* BEGIN Collected material *

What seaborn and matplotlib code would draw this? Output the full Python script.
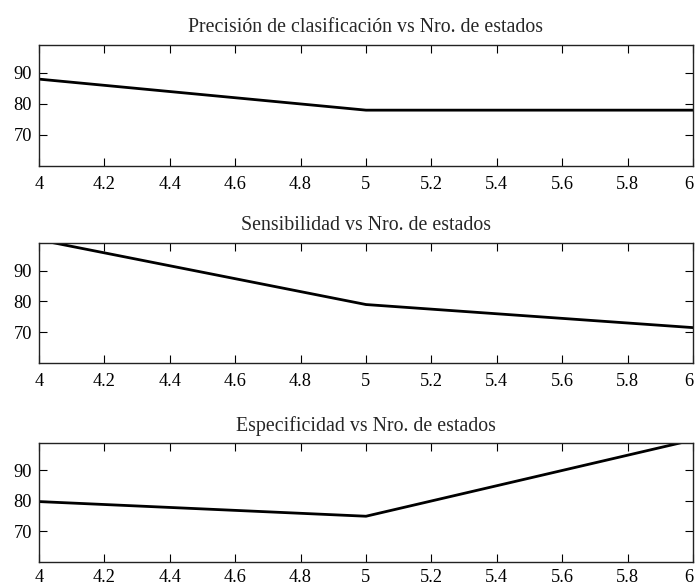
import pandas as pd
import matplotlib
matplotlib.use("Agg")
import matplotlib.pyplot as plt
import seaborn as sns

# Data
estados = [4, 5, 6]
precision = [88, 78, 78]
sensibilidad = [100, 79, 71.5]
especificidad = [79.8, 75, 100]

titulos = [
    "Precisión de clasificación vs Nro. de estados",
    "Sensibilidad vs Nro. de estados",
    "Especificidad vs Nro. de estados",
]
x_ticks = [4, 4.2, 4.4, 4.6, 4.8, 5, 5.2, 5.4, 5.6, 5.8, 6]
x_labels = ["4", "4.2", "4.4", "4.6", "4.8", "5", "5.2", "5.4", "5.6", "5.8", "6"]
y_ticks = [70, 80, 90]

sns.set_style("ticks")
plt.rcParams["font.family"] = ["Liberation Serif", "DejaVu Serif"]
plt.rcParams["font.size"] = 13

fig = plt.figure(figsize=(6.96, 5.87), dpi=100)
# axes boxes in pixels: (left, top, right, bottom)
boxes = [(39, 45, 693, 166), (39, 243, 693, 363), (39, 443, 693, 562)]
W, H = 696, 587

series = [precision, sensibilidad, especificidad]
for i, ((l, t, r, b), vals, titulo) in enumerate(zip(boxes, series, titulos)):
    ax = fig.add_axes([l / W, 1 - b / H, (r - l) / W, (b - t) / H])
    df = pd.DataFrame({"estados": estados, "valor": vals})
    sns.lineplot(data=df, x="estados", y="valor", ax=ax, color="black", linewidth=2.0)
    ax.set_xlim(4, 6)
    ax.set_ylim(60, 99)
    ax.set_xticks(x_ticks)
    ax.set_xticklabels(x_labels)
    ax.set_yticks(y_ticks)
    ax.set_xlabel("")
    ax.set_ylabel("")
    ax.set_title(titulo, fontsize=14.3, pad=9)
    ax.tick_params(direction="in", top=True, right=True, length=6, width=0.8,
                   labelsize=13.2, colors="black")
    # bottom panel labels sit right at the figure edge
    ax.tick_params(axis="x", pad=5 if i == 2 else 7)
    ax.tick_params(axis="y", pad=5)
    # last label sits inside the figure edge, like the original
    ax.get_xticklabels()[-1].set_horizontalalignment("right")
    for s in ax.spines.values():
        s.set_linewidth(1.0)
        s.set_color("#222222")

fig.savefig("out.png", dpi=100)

* END Collected material *

Task goal: Begin at the first line of the material and copy each line exactly through the one containing "import seaborn as sns". Omit pictures.

Solution for this exercise:
What seaborn and matplotlib code would draw this? Output the full Python script.
import pandas as pd
import matplotlib
matplotlib.use("Agg")
import matplotlib.pyplot as plt
import seaborn as sns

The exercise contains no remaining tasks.